Dataset extract:
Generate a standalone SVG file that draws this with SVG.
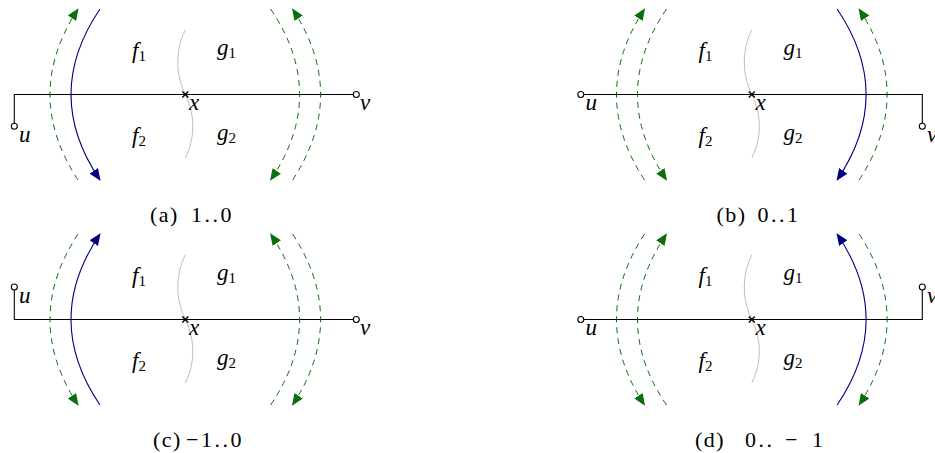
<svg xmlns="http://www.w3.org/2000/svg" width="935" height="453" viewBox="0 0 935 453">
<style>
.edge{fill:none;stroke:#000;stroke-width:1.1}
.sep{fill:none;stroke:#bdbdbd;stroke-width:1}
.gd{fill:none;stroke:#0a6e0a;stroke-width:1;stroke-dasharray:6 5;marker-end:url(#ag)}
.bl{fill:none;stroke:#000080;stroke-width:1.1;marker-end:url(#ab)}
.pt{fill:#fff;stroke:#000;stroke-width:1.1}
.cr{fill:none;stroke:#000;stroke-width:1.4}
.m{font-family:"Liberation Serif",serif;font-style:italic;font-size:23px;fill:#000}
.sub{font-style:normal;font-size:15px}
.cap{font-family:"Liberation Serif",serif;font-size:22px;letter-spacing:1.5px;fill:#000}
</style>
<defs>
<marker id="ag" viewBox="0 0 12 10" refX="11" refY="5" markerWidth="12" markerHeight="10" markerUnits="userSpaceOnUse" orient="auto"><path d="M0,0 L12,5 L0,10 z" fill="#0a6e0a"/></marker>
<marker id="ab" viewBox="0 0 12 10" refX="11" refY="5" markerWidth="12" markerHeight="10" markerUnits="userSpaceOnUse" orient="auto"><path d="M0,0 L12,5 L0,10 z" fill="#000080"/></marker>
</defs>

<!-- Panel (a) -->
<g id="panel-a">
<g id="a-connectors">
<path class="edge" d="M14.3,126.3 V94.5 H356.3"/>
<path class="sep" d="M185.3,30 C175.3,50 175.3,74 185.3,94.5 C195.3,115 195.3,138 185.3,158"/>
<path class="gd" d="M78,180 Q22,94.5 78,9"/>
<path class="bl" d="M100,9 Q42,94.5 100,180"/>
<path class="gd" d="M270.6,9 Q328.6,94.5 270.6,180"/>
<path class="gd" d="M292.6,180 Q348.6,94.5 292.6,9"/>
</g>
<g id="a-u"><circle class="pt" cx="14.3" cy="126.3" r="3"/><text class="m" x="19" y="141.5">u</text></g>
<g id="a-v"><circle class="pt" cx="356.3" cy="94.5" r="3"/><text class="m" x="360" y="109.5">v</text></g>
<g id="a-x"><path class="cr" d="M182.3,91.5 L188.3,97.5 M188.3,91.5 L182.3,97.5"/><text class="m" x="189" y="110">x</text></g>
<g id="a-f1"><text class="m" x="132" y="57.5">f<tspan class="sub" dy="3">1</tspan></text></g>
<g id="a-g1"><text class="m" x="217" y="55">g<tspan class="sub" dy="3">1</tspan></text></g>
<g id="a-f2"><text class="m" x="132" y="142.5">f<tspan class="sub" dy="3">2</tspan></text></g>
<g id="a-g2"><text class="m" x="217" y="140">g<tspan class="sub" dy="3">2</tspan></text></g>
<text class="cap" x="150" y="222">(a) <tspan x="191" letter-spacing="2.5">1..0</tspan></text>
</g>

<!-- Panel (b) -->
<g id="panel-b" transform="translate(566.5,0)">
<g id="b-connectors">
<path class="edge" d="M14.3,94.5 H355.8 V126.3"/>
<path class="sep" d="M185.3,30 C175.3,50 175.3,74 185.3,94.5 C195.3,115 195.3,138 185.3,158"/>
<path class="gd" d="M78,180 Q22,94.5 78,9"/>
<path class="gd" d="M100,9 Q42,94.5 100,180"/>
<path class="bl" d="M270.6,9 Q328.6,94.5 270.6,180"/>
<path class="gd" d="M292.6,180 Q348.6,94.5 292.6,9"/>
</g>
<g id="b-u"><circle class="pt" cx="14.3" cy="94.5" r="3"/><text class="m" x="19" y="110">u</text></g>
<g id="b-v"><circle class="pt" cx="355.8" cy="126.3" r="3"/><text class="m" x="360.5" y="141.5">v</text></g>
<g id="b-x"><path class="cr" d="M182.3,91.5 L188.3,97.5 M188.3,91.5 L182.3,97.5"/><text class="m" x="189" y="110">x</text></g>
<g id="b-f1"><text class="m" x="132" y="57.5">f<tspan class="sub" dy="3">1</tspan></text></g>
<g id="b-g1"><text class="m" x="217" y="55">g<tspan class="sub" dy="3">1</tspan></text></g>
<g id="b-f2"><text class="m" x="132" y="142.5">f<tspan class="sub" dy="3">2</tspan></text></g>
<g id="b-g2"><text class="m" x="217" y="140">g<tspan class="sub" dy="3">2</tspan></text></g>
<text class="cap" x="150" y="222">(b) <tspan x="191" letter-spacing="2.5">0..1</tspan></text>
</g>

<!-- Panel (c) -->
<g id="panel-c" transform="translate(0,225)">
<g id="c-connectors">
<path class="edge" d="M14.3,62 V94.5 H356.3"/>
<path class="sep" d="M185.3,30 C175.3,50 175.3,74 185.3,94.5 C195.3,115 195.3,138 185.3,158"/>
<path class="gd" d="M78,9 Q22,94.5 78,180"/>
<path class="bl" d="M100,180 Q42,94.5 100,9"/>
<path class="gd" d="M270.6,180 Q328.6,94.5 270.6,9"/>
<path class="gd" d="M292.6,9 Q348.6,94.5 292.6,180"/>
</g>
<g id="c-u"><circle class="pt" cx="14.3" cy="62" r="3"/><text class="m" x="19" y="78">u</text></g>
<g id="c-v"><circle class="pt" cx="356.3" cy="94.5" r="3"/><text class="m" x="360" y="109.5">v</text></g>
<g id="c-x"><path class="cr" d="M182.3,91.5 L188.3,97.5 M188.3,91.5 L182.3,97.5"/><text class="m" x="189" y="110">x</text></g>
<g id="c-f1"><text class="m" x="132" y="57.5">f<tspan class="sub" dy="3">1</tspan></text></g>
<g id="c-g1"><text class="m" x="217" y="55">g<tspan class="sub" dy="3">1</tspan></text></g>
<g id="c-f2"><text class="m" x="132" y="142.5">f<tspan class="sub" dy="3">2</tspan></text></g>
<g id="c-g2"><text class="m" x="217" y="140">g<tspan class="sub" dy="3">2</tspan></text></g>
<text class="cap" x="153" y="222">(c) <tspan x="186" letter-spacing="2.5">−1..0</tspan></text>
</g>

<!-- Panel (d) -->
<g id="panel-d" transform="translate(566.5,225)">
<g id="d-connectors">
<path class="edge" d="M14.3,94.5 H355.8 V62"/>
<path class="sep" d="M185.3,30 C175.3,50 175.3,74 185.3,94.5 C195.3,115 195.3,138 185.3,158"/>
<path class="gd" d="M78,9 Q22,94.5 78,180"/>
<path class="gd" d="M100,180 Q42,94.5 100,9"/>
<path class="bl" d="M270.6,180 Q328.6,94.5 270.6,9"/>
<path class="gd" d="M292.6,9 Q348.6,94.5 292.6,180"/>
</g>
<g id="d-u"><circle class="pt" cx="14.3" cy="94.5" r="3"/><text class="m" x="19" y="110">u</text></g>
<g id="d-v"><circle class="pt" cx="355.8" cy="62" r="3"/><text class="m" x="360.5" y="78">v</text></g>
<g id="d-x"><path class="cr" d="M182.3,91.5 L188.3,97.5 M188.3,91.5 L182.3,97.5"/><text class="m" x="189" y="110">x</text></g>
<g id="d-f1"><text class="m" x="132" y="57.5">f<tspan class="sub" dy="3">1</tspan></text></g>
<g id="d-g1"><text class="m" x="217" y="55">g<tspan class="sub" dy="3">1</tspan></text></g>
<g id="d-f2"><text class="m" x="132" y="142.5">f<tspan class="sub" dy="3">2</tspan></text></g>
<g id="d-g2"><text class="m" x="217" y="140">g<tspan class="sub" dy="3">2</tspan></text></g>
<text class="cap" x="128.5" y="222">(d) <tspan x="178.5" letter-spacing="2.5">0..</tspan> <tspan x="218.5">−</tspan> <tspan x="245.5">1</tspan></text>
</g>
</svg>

Stated goal: Working from the lines above, reproduce the material exactly and exclude its pictures.

Task solution:
Generate a standalone SVG file that draws this with SVG.
<svg xmlns="http://www.w3.org/2000/svg" width="935" height="453" viewBox="0 0 935 453">
<style>
.edge{fill:none;stroke:#000;stroke-width:1.1}
.sep{fill:none;stroke:#bdbdbd;stroke-width:1}
.gd{fill:none;stroke:#0a6e0a;stroke-width:1;stroke-dasharray:6 5;marker-end:url(#ag)}
.bl{fill:none;stroke:#000080;stroke-width:1.1;marker-end:url(#ab)}
.pt{fill:#fff;stroke:#000;stroke-width:1.1}
.cr{fill:none;stroke:#000;stroke-width:1.4}
.m{font-family:"Liberation Serif",serif;font-style:italic;font-size:23px;fill:#000}
.sub{font-style:normal;font-size:15px}
.cap{font-family:"Liberation Serif",serif;font-size:22px;letter-spacing:1.5px;fill:#000}
</style>
<defs>
<marker id="ag" viewBox="0 0 12 10" refX="11" refY="5" markerWidth="12" markerHeight="10" markerUnits="userSpaceOnUse" orient="auto"><path d="M0,0 L12,5 L0,10 z" fill="#0a6e0a"/></marker>
<marker id="ab" viewBox="0 0 12 10" refX="11" refY="5" markerWidth="12" markerHeight="10" markerUnits="userSpaceOnUse" orient="auto"><path d="M0,0 L12,5 L0,10 z" fill="#000080"/></marker>
</defs>

<!-- Panel (a) -->
<g id="panel-a">
<g id="a-connectors">
<path class="edge" d="M14.3,126.3 V94.5 H356.3"/>
<path class="sep" d="M185.3,30 C175.3,50 175.3,74 185.3,94.5 C195.3,115 195.3,138 185.3,158"/>
<path class="gd" d="M78,180 Q22,94.5 78,9"/>
<path class="bl" d="M100,9 Q42,94.5 100,180"/>
<path class="gd" d="M270.6,9 Q328.6,94.5 270.6,180"/>
<path class="gd" d="M292.6,180 Q348.6,94.5 292.6,9"/>
</g>
<g id="a-u"><circle class="pt" cx="14.3" cy="126.3" r="3"/><text class="m" x="19" y="141.5">u</text></g>
<g id="a-v"><circle class="pt" cx="356.3" cy="94.5" r="3"/><text class="m" x="360" y="109.5">v</text></g>
<g id="a-x"><path class="cr" d="M182.3,91.5 L188.3,97.5 M188.3,91.5 L182.3,97.5"/><text class="m" x="189" y="110">x</text></g>
<g id="a-f1"><text class="m" x="132" y="57.5">f<tspan class="sub" dy="3">1</tspan></text></g>
<g id="a-g1"><text class="m" x="217" y="55">g<tspan class="sub" dy="3">1</tspan></text></g>
<g id="a-f2"><text class="m" x="132" y="142.5">f<tspan class="sub" dy="3">2</tspan></text></g>
<g id="a-g2"><text class="m" x="217" y="140">g<tspan class="sub" dy="3">2</tspan></text></g>
<text class="cap" x="150" y="222">(a) <tspan x="191" letter-spacing="2.5">1..0</tspan></text>
</g>

<!-- Panel (b) -->
<g id="panel-b" transform="translate(566.5,0)">
<g id="b-connectors">
<path class="edge" d="M14.3,94.5 H355.8 V126.3"/>
<path class="sep" d="M185.3,30 C175.3,50 175.3,74 185.3,94.5 C195.3,115 195.3,138 185.3,158"/>
<path class="gd" d="M78,180 Q22,94.5 78,9"/>
<path class="gd" d="M100,9 Q42,94.5 100,180"/>
<path class="bl" d="M270.6,9 Q328.6,94.5 270.6,180"/>
<path class="gd" d="M292.6,180 Q348.6,94.5 292.6,9"/>
</g>
<g id="b-u"><circle class="pt" cx="14.3" cy="94.5" r="3"/><text class="m" x="19" y="110">u</text></g>
<g id="b-v"><circle class="pt" cx="355.8" cy="126.3" r="3"/><text class="m" x="360.5" y="141.5">v</text></g>
<g id="b-x"><path class="cr" d="M182.3,91.5 L188.3,97.5 M188.3,91.5 L182.3,97.5"/><text class="m" x="189" y="110">x</text></g>
<g id="b-f1"><text class="m" x="132" y="57.5">f<tspan class="sub" dy="3">1</tspan></text></g>
<g id="b-g1"><text class="m" x="217" y="55">g<tspan class="sub" dy="3">1</tspan></text></g>
<g id="b-f2"><text class="m" x="132" y="142.5">f<tspan class="sub" dy="3">2</tspan></text></g>
<g id="b-g2"><text class="m" x="217" y="140">g<tspan class="sub" dy="3">2</tspan></text></g>
<text class="cap" x="150" y="222">(b) <tspan x="191" letter-spacing="2.5">0..1</tspan></text>
</g>

<!-- Panel (c) -->
<g id="panel-c" transform="translate(0,225)">
<g id="c-connectors">
<path class="edge" d="M14.3,62 V94.5 H356.3"/>
<path class="sep" d="M185.3,30 C175.3,50 175.3,74 185.3,94.5 C195.3,115 195.3,138 185.3,158"/>
<path class="gd" d="M78,9 Q22,94.5 78,180"/>
<path class="bl" d="M100,180 Q42,94.5 100,9"/>
<path class="gd" d="M270.6,180 Q328.6,94.5 270.6,9"/>
<path class="gd" d="M292.6,9 Q348.6,94.5 292.6,180"/>
</g>
<g id="c-u"><circle class="pt" cx="14.3" cy="62" r="3"/><text class="m" x="19" y="78">u</text></g>
<g id="c-v"><circle class="pt" cx="356.3" cy="94.5" r="3"/><text class="m" x="360" y="109.5">v</text></g>
<g id="c-x"><path class="cr" d="M182.3,91.5 L188.3,97.5 M188.3,91.5 L182.3,97.5"/><text class="m" x="189" y="110">x</text></g>
<g id="c-f1"><text class="m" x="132" y="57.5">f<tspan class="sub" dy="3">1</tspan></text></g>
<g id="c-g1"><text class="m" x="217" y="55">g<tspan class="sub" dy="3">1</tspan></text></g>
<g id="c-f2"><text class="m" x="132" y="142.5">f<tspan class="sub" dy="3">2</tspan></text></g>
<g id="c-g2"><text class="m" x="217" y="140">g<tspan class="sub" dy="3">2</tspan></text></g>
<text class="cap" x="153" y="222">(c) <tspan x="186" letter-spacing="2.5">−1..0</tspan></text>
</g>

<!-- Panel (d) -->
<g id="panel-d" transform="translate(566.5,225)">
<g id="d-connectors">
<path class="edge" d="M14.3,94.5 H355.8 V62"/>
<path class="sep" d="M185.3,30 C175.3,50 175.3,74 185.3,94.5 C195.3,115 195.3,138 185.3,158"/>
<path class="gd" d="M78,9 Q22,94.5 78,180"/>
<path class="gd" d="M100,180 Q42,94.5 100,9"/>
<path class="bl" d="M270.6,180 Q328.6,94.5 270.6,9"/>
<path class="gd" d="M292.6,9 Q348.6,94.5 292.6,180"/>
</g>
<g id="d-u"><circle class="pt" cx="14.3" cy="94.5" r="3"/><text class="m" x="19" y="110">u</text></g>
<g id="d-v"><circle class="pt" cx="355.8" cy="62" r="3"/><text class="m" x="360.5" y="78">v</text></g>
<g id="d-x"><path class="cr" d="M182.3,91.5 L188.3,97.5 M188.3,91.5 L182.3,97.5"/><text class="m" x="189" y="110">x</text></g>
<g id="d-f1"><text class="m" x="132" y="57.5">f<tspan class="sub" dy="3">1</tspan></text></g>
<g id="d-g1"><text class="m" x="217" y="55">g<tspan class="sub" dy="3">1</tspan></text></g>
<g id="d-f2"><text class="m" x="132" y="142.5">f<tspan class="sub" dy="3">2</tspan></text></g>
<g id="d-g2"><text class="m" x="217" y="140">g<tspan class="sub" dy="3">2</tspan></text></g>
<text class="cap" x="128.5" y="222">(d) <tspan x="178.5" letter-spacing="2.5">0..</tspan> <tspan x="218.5">−</tspan> <tspan x="245.5">1</tspan></text>
</g>
</svg>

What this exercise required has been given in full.